This project analyzes data from a mobile game company’s first year to answer the following questions:
- What is the 30-day rolling retention rate by day?
- How does spending on in-game items differ between retained and non-retained players?
The data set is a relational database that includes four tables:
- Player information: player id, location, age, system, day joined
- Match information: player id, match id, opponent id, outcome, day played
- Item information: item id, price
- Purchase information: player id, item id, day purchased
We used Google BigQuery to run SQL queries and Google Sheets to create charts to display the results.
(See SQL queries here.)
The metric used to determine if a player was retained was whether they played a match 30 or more days after joining. To create a query to give this information, we joined the Player Info and Match Info tables on player id.
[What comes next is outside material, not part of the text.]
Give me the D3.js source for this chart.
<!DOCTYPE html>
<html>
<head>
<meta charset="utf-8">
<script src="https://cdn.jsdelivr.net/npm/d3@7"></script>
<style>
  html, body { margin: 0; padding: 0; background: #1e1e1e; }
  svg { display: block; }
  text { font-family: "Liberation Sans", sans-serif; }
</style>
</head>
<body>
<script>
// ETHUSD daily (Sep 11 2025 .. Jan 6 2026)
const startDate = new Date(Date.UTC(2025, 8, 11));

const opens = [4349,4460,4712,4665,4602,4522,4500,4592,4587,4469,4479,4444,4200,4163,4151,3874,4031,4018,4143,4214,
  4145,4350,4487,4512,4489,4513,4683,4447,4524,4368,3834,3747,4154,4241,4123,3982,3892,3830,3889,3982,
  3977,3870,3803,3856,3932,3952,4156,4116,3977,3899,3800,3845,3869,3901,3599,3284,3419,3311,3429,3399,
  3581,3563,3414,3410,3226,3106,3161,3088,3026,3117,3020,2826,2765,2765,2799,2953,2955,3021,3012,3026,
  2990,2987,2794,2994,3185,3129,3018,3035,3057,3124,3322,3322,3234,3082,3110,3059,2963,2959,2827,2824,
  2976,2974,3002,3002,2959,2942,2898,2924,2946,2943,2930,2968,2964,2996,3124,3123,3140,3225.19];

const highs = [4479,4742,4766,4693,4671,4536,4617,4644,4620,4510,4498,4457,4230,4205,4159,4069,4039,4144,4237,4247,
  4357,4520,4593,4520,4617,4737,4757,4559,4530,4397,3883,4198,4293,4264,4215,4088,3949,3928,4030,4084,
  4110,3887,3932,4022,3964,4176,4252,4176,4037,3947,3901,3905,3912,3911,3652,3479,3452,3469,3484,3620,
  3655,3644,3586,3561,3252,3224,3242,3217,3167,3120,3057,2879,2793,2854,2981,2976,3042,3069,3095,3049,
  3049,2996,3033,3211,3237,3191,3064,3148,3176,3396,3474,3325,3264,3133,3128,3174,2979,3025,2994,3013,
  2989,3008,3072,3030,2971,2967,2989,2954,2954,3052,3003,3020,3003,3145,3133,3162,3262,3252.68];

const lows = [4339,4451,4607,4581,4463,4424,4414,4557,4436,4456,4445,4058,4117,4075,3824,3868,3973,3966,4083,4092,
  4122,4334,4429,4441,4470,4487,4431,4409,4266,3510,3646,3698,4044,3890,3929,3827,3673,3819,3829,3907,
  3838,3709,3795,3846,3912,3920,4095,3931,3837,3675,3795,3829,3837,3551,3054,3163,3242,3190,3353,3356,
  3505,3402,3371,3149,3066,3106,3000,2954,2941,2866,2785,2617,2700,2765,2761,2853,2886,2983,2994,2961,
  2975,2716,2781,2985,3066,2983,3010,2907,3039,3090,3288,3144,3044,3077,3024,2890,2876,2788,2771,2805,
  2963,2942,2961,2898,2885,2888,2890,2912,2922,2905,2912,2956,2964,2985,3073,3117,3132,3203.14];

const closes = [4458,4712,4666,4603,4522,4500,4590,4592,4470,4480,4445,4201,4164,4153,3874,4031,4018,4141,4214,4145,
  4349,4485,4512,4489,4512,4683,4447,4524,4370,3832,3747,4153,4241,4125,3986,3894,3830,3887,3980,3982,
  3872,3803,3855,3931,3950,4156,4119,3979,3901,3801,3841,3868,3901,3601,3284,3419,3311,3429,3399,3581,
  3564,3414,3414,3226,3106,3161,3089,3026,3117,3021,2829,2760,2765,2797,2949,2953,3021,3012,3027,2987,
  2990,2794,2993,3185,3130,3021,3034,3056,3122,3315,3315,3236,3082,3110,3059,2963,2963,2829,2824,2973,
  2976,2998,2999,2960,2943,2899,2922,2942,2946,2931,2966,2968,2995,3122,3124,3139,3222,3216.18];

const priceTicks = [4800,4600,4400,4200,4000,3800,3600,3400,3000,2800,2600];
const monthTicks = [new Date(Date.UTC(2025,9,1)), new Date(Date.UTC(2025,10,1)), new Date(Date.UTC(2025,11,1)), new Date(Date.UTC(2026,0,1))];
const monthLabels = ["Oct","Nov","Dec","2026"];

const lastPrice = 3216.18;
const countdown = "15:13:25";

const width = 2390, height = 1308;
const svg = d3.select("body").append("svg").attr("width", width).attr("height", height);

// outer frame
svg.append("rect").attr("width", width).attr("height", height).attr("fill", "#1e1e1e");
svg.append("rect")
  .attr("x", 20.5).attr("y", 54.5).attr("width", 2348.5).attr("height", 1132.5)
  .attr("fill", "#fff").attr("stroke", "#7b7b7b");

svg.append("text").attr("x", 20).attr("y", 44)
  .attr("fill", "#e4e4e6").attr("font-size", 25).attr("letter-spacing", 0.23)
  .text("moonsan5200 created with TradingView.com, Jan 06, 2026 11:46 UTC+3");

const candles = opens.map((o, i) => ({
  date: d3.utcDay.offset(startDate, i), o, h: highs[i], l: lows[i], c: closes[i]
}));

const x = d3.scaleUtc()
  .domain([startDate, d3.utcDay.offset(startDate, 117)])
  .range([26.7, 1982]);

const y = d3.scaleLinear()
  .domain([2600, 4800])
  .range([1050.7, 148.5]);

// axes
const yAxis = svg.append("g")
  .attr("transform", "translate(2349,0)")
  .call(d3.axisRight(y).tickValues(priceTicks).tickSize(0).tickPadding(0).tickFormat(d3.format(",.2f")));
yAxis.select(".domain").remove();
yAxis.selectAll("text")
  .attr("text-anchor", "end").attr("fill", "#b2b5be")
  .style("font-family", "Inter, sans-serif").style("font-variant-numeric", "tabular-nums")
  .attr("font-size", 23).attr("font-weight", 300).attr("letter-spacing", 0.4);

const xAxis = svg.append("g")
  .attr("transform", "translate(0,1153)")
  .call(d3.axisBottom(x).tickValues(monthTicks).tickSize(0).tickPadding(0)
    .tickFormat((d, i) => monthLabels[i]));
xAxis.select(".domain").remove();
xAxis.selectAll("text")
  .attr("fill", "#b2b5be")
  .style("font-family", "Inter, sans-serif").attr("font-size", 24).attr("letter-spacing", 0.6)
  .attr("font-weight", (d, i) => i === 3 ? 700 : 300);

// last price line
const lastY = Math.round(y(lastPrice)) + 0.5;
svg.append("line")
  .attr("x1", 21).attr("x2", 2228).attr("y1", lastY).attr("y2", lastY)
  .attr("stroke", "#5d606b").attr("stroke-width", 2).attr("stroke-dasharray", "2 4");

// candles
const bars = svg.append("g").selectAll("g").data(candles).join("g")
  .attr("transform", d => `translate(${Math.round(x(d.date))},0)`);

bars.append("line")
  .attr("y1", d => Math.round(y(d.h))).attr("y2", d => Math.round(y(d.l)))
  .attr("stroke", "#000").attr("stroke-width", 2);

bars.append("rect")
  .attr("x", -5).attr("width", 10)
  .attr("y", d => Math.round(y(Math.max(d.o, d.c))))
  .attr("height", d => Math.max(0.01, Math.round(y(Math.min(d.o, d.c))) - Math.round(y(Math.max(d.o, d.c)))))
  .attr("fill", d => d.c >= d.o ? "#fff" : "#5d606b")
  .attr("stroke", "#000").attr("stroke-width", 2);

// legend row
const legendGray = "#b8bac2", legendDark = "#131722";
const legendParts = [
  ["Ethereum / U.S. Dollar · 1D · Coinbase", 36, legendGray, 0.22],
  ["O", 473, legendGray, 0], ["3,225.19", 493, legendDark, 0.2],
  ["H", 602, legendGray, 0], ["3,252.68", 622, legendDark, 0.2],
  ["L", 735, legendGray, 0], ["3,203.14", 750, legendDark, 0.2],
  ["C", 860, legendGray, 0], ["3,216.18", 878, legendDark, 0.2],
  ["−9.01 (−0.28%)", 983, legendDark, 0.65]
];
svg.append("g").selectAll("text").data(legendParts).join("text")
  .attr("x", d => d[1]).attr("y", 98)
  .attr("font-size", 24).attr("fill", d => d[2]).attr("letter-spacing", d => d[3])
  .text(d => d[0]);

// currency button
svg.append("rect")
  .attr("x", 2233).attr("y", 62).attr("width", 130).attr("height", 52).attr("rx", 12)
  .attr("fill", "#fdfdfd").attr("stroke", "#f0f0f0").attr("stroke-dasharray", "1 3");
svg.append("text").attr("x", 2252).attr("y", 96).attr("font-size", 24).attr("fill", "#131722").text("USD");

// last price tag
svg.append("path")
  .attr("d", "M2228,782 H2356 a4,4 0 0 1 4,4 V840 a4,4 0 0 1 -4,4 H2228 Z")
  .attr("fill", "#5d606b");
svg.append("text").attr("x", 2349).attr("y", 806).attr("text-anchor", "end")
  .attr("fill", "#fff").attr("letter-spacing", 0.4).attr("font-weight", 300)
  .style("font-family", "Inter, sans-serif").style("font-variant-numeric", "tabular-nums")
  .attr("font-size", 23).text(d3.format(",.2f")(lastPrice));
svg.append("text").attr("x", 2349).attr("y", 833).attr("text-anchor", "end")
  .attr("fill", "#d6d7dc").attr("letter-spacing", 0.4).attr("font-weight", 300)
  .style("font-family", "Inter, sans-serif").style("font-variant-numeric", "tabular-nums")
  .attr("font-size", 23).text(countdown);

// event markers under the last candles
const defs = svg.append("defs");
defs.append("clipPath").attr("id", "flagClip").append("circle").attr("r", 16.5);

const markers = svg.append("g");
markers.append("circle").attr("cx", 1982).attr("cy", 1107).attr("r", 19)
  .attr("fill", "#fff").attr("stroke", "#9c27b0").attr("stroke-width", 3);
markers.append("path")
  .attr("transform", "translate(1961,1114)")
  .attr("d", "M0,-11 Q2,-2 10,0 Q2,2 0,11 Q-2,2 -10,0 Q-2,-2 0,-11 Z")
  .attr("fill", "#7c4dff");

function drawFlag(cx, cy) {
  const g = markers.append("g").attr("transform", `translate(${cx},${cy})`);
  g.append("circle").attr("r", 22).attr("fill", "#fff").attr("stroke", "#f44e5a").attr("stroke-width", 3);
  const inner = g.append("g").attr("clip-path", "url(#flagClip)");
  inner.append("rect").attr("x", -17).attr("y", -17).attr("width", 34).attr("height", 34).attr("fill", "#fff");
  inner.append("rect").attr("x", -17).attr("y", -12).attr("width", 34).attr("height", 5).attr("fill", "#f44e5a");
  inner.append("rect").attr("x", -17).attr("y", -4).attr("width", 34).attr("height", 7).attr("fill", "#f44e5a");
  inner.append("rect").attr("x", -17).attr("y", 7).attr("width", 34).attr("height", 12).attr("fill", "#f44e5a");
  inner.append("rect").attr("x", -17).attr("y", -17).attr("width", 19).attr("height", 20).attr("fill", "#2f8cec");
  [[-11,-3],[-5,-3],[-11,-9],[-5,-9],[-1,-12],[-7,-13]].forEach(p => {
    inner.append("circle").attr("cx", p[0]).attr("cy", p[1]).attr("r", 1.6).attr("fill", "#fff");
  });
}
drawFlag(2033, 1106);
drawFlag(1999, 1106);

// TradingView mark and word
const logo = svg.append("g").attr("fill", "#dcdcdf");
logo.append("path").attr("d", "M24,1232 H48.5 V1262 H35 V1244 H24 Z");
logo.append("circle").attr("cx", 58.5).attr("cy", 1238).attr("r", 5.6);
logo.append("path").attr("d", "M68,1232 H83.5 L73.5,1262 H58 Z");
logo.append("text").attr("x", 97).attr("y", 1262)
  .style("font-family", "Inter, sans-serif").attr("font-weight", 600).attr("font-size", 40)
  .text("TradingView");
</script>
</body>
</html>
We subtracted the day the player joined from their MAX(match_day) to get the number of days the player was retained. Then we used CASE WHEN to assign a 1 to the players that were retained 30 days or more and a 0 to those who weren’t. This allowed us to use a SUM function and aggregate by day joined to find the number of players retained per day, as well as the fractional retention by day: SUM(retention) / COUNT(player_id). We did this in two ways: with a nested query and with a common table expression (CTE) (see Queries 1a and 1b in the SQL_Queries.md file). The result is a table with four columns: day joined, number of players joined, how many of those were retained, and the fractional retention.
To answer the second question, we wanted a very simple table for our final solution: For retained players vs non-retained players, how much did each group spend on in-game items in total and how much was spent per player on average? To get this table, I used a simplified version of the subquery in the retention table described above that gave the player id and whether they were retained (1) or not (0). I also joined the Item Info and Purchase Info tables on item id to get the total amount each player spent. Then I joined these two newly created tables on player id and found the sum of the amount spent and the average amount spent per player: SUM(total_spent) / COUNT(player_id), which I aggregated by retention to get the overall numbers for the retained vs non-retained players.
Figuring out how to join all the necessary tables in the query to find in-game spending habits was the biggest challenge. We quickly realized that we couldn’t join them all directly because we got many duplicated records and needed to get it down to one row for each player. The key was creating the two separate tables and then joining them. Once again, I challenged myself to do this in two different ways: using two subqueries and using CTEs (see Queries 2a and 2b in the SQL_Queries.md file).
We also noticed an issue when we visualized the data from our rolling 30-day retention table and noticed that the retention rate dropped to zero for the final 30 days of the year. Since we only had data for 365 days, any player who joined after day 335 would automatically be considered non-retained according to our metric, since we didn’t have any match data for 30 days after they joined. This inflated our results for in-game spending by non-retained players. We decided to implement filtering using a WHERE clause in all our queries to remove these players from the results entirely.
While the 30-day rolling retention rate varied between 60% and 84%, the overall retention rate remained stable over the year, averaging around 71%.
The chart shows a drop in retention rate for the last few days due to the fact that we don’t have data past day 365. Some of the players who joined on days 333-335 may end up being retained if they play a match in the next few days beyond the end of the first year. The number of players joining over the year fluctuates day by day, but also has a stable trend throughout the year, neither increasing nor decreasing overall.
The total amount spent on in-game items by retained players ($36.5 million) is over twice as much as non-retained players ($16.9 million). This was expected, since a majority of players are retained.
The most interesting result is that non-retained players spend about $185 more per player than their retained counterparts. This could suggest that there is a pay-to-win mechanic at work in this game: non-retained players may be purchasing many in-game items that make the game too easy, causing them to become quickly bored with the game and quit playing.
My suggestions for the company depend on their goals. If the company wants to increase retention, they may want to evaluate the in-game items to see if there are some powerful items that are making the game less engaging. Perhaps there are ways to modify some of these items to make a pay-to-win game strategy less viable. However, if the company is primarily concerned with increasing profit, it would be more effective to pursue strategies to attract more new players rather than retaining them for a longer period, since retained players actually spend less than non-retained ones.